Entry of Workers Party

The leadership of the Workers Party, sensitive to the changing currents about them, reacted to this new situation by proposing the entry of the “Trotskyites” into the Socialist Party. This bold step was taken in the spring of 1936 and, not accidentally, coincided with the departure of the “Old Guard” at the national convention in May.

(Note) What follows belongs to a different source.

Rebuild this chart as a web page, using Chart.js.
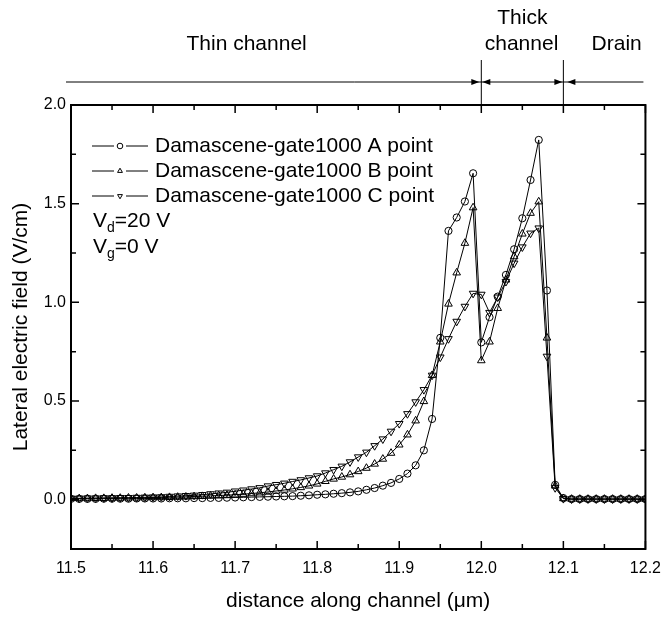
<!DOCTYPE html>
<html>
<head>
<meta charset="utf-8">
<title>Lateral electric field along channel</title>
<script src="https://cdn.jsdelivr.net/npm/chart.js@4.4.0/dist/chart.umd.min.js"></script>
<style>
  html, body { margin: 0; padding: 0; background: #fff; }
  #fieldChart { display: block; }
</style>
</head>
<body>
<canvas id="fieldChart" width="671" height="617"></canvas>
<script>
// distance along channel (um)
var distance = [
  11.50, 11.51, 11.52, 11.53, 11.54, 11.55, 11.56, 11.57, 11.58, 11.59,
  11.60, 11.61, 11.62, 11.63, 11.64, 11.65, 11.66, 11.67, 11.68, 11.69,
  11.70, 11.71, 11.72, 11.73, 11.74, 11.75, 11.76, 11.77, 11.78, 11.79,
  11.80, 11.81, 11.82, 11.83, 11.84, 11.85, 11.86, 11.87, 11.88, 11.89,
  11.90, 11.91, 11.92, 11.93, 11.94, 11.95, 11.96, 11.97, 11.98, 11.99,
  12.00, 12.01, 12.02, 12.03, 12.04, 12.05, 12.06, 12.07, 12.08, 12.09,
  12.10, 12.11, 12.12, 12.13, 12.14, 12.15, 12.16, 12.17, 12.18, 12.19,
  12.20
];

// lateral electric field (V/cm)
var pointA = [
  0.004, 0.004, 0.004, 0.004, 0.005, 0.005, 0.005, 0.005, 0.006, 0.006,
  0.006, 0.006, 0.007, 0.007, 0.007, 0.008, 0.008, 0.009, 0.009, 0.010,
  0.011, 0.012, 0.013, 0.014, 0.015, 0.016, 0.017, 0.018, 0.020, 0.022,
  0.025, 0.027, 0.030, 0.033, 0.037, 0.042, 0.050, 0.059, 0.071, 0.085,
  0.105, 0.132, 0.174, 0.250, 0.409, 0.820, 1.362, 1.430, 1.511, 1.654,
  0.797, 0.925, 1.029, 1.139, 1.269, 1.426, 1.620, 1.823, 1.060, 0.075,
  0.008, 0.003, 0.003, 0.003, 0.003, 0.003, 0.003, 0.003, 0.003, 0.003,
  0.003
];
var pointB = [
  0.006, 0.006, 0.006, 0.007, 0.007, 0.008, 0.008, 0.009, 0.009, 0.010,
  0.011, 0.011, 0.012, 0.013, 0.014, 0.016, 0.017, 0.019, 0.021, 0.023,
  0.025, 0.028, 0.031, 0.035, 0.039, 0.044, 0.049, 0.055, 0.062, 0.070,
  0.080, 0.093, 0.105, 0.115, 0.127, 0.143, 0.160, 0.181, 0.206, 0.236,
  0.278, 0.329, 0.400, 0.498, 0.630, 0.800, 0.992, 1.150, 1.300, 1.480,
  0.705, 0.800, 0.970, 1.114, 1.232, 1.347, 1.452, 1.510, 0.820, 0.070,
  0.006, 0.003, 0.003, 0.003, 0.003, 0.003, 0.003, 0.003, 0.003, 0.003,
  0.003
];
var pointC = [
  0.007, 0.007, 0.008, 0.008, 0.009, 0.009, 0.010, 0.010, 0.011, 0.012,
  0.013, 0.014, 0.016, 0.018, 0.020, 0.022, 0.025, 0.029, 0.033, 0.037,
  0.043, 0.048, 0.054, 0.060, 0.069, 0.076, 0.083, 0.092, 0.100, 0.110,
  0.120, 0.135, 0.152, 0.169, 0.191, 0.216, 0.240, 0.273, 0.307, 0.346,
  0.385, 0.435, 0.495, 0.557, 0.630, 0.722, 0.815, 0.903, 0.979, 1.045,
  1.040, 0.948, 1.026, 1.105, 1.198, 1.280, 1.350, 1.376, 0.726, 0.060,
  0.005, 0.003, 0.003, 0.003, 0.003, 0.003, 0.003, 0.003, 0.003, 0.003,
  0.003
];

var seriesNames = [
  'Damascene-gate1000 A point',
  'Damascene-gate1000 B point',
  'Damascene-gate1000 C point'
];
var xTickValues = [11.5, 11.6, 11.7, 11.8, 11.9, 12.0, 12.1, 12.2];
var yTickValues = [0.0, 0.5, 1.0, 1.5, 2.0];
// region boundaries drawn above the plot
var regionEdges = [12.0, 12.1];

var FONT = '"Liberation Sans", Arial, Helvetica, sans-serif';

function toPoints(values) {
  return distance.map(function(x, i) {
    return { x: x, y: values[i] };
  });
}

var markerStyles = [
  { pointStyle: 'circle', rotation: 0, radius: 3.6 },
  { pointStyle: 'triangle', rotation: 0, radius: 4.4 },
  { pointStyle: 'triangle', rotation: 180, radius: 4.4 }
];

function makeDataset(label, values, marker) {
  return {
    label: label,
    data: toPoints(values),
    borderColor: '#000',
    borderWidth: 1,
    tension: 0,
    pointStyle: marker.pointStyle,
    pointRotation: marker.rotation,
    pointRadius: marker.radius,
    pointBorderWidth: 1,
    pointBorderColor: '#000',
    pointBackgroundColor: 'rgba(255,255,255,0)'
  };
}

// box with inward ticks on all four sides
var frameTicks = {
  id: 'frameTicks',
  afterDatasetsDraw: function(chart) {
    var ctx = chart.ctx;
    var area = chart.chartArea;
    var xs = chart.scales.x;
    var ys = chart.scales.y;
    ctx.save();
    ctx.strokeStyle = '#000';
    ctx.lineWidth = 2;
    ctx.strokeRect(area.left, area.top, area.right - area.left, area.bottom - area.top);

    ctx.lineWidth = 1.5;
    ctx.beginPath();
    for (var i = 0; i <= 14; i++) {
      var px = xs.getPixelForValue(11.5 + i * 0.05);
      var len = (i % 2 === 0) ? 8 : 5;
      ctx.moveTo(px, area.bottom);
      ctx.lineTo(px, area.bottom - len);
      ctx.moveTo(px, area.top);
      ctx.lineTo(px, area.top + len);
    }
    for (var j = 0; j <= 9; j++) {
      var v = -0.25 + j * 0.25;
      var py = ys.getPixelForValue(v);
      var ylen = (j % 2 === 1) ? 8 : 5;
      ctx.moveTo(area.left, py);
      ctx.lineTo(area.left + ylen, py);
      ctx.moveTo(area.right, py);
      ctx.lineTo(area.right - ylen, py);
    }
    ctx.stroke();
    ctx.restore();
  }
};

// legend and the Vd / Vg notes inside the plot
var legendNotes = {
  id: 'legendNotes',
  afterDraw: function(chart) {
    var ctx = chart.ctx;
    var rowY = [146, 171, 196];
    ctx.save();
    ctx.strokeStyle = '#000';
    ctx.fillStyle = '#000';
    ctx.lineWidth = 1;
    ctx.font = '21px ' + FONT;
    ctx.textBaseline = 'middle';
    ctx.textAlign = 'left';
    for (var i = 0; i < seriesNames.length; i++) {
      var y = rowY[i];
      ctx.beginPath();
      ctx.moveTo(92, y);
      ctx.lineTo(114, y);
      ctx.moveTo(126, y);
      ctx.lineTo(148, y);
      ctx.stroke();
      ctx.fillStyle = 'rgba(255,255,255,0)';
      Chart.helpers.drawPoint(ctx, {
        pointStyle: markerStyles[i].pointStyle,
        rotation: markerStyles[i].rotation,
        radius: 2.8,
        borderWidth: 1
      }, 120, y);
      ctx.fillStyle = '#000';
      ctx.fillText(seriesNames[i], 155, y);
    }

    // V_d = 20 V, V_g = 0 V
    var notes = [['d', '=20 V', 221], ['g', '=0 V', 247]];
    notes.forEach(function(n) {
      ctx.font = '21px ' + FONT;
      ctx.fillText('V', 93, n[2]);
      var w = ctx.measureText('V').width;
      ctx.font = '14px ' + FONT;
      ctx.fillText(n[0], 93 + w, n[2] + 7);
      var ws = ctx.measureText(n[0]).width;
      ctx.font = '21px ' + FONT;
      ctx.fillText(n[1], 93 + w + ws, n[2]);
    });
    ctx.restore();
  }
};

// Thin channel / Thick channel / Drain bar above the plot
var regionBar = {
  id: 'regionBar',
  afterDraw: function(chart) {
    var ctx = chart.ctx;
    var area = chart.chartArea;
    var xs = chart.scales.x;
    var barY = 82;
    var e0 = xs.getPixelForValue(regionEdges[0]);
    var e1 = xs.getPixelForValue(regionEdges[1]);
    ctx.save();
    ctx.strokeStyle = '#000';
    ctx.fillStyle = '#000';
    ctx.lineWidth = 1;

    ctx.beginPath();
    ctx.moveTo(area.left - 5, barY);
    ctx.lineTo(area.right - 2, barY);
    ctx.moveTo(e0, 60);
    ctx.lineTo(e0, area.top);
    ctx.moveTo(e1, 60);
    ctx.lineTo(e1, area.top);
    ctx.stroke();

    function head(tipX, dir) {
      ctx.beginPath();
      ctx.moveTo(tipX, barY);
      ctx.lineTo(tipX - dir * 8, barY - 3);
      ctx.lineTo(tipX - dir * 8, barY + 3);
      ctx.closePath();
      ctx.fill();
    }
    head(e0 - 2, 1);
    head(e0 + 1, -1);
    head(e1 - 1, 1);
    head(e1 + 4, -1);

    ctx.font = '21px ' + FONT;
    ctx.textAlign = 'center';
    ctx.textBaseline = 'middle';
    ctx.fillText('Thin channel', xs.getPixelForValue(11.714), 44);
    ctx.fillText('Thick', xs.getPixelForValue(12.05), 18);
    ctx.fillText('channel', xs.getPixelForValue(12.049), 44);
    ctx.fillText('Drain', xs.getPixelForValue(12.165), 44);
    ctx.restore();
  }
};

var ctx = document.getElementById('fieldChart').getContext('2d');
new Chart(ctx, {
  type: 'line',
  data: {
    datasets: [
      makeDataset(seriesNames[0], pointA, markerStyles[0]),
      makeDataset(seriesNames[1], pointB, markerStyles[1]),
      makeDataset(seriesNames[2], pointC, markerStyles[2])
    ]
  },
  options: {
    responsive: false,
    animation: false,
    devicePixelRatio: 1,
    layout: { padding: { top: 105, right: 19, left: 0, bottom: 0 } },
    plugins: {
      legend: { display: false },
      tooltip: { enabled: false }
    },
    scales: {
      x: {
        type: 'linear',
        min: 11.5,
        max: 12.2,
        grid: { display: false, drawTicks: false },
        border: { display: false },
        afterBuildTicks: function(scale) {
          scale.ticks = xTickValues.map(function(v) { return { value: v }; });
        },
        afterFit: function(scale) { scale.height = 68; },
        ticks: {
          padding: 10,
          color: '#000',
          font: { family: FONT, size: 16 },
          maxRotation: 0,
          callback: function(v) { return Number(v).toFixed(1); }
        },
        title: {
          display: true,
          text: 'distance along channel (\u03bcm)',
          color: '#000',
          font: { family: FONT, size: 21 },
          padding: { top: 0, bottom: 3 }
        }
      },
      y: {
        min: -0.25,
        max: 2.0,
        grid: { display: false, drawTicks: false },
        border: { display: false },
        afterBuildTicks: function(scale) {
          scale.ticks = yTickValues.map(function(v) { return { value: v }; });
        },
        afterFit: function(scale) { scale.width = 71; },
        ticks: {
          padding: 5,
          color: '#000',
          font: { family: FONT, size: 16 },
          callback: function(v) { return Number(v).toFixed(1); }
        },
        title: {
          display: true,
          text: 'Lateral electric field (V/cm)',
          color: '#000',
          font: { family: FONT, size: 21 },
          padding: { top: 9, bottom: 0 }
        }
      }
    }
  },
  plugins: [frameTicks, legendNotes, regionBar]
});
</script>
</body>
</html>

Even before the final split with the “Old Guard,” political differentiations were taking place in the “Militant” group. A right wing under Altman played the role of obscuring the political nature of the struggle and re-echoing the political line of the Stalinists, even to opposing the entry of the Workers Party. The grouping opposed to Altman was composed of Party groups in New York and Chicago and the majority of the Y.P.S.L. The publication of the Socialist Appeal in Chicago under the editorship of Albert Goldman resulted in a clarification among the left wing “Militants” and the beginning of a separation between those genuinely concerned with the building of a revolutionary party and the centrists who followed the leadership of Herbert Zam and Gus Tyler.
 

Revolutionists Unite

As a result of the preparatory work of the Socialist Appeal, a revolutionary nucleus was developed that readily merged with the Bolshevik current from the former Workers Party. These “native” Socialists proved the link by means of which increasing numbers of left wing Socialists were drawn to the Fourth Internationalist current until the alarmed bureaucracy took steps to expel the revolutionists from the party. The dead hulk of the S.P. today is visual evidence of the ability of the Bolshevik current to draw the revolutionary elements to itself.

Common principles and common experiences have long ago obliterated all differences between former S.P.ers, and the original “Trotskyite” core. Like the Bolshevik Party, we have cemented the revolutionary elements from diverse currents into one unit, prepared for ideological struggle against our enemies on a greater scale – the struggle for the leadership of the American working class.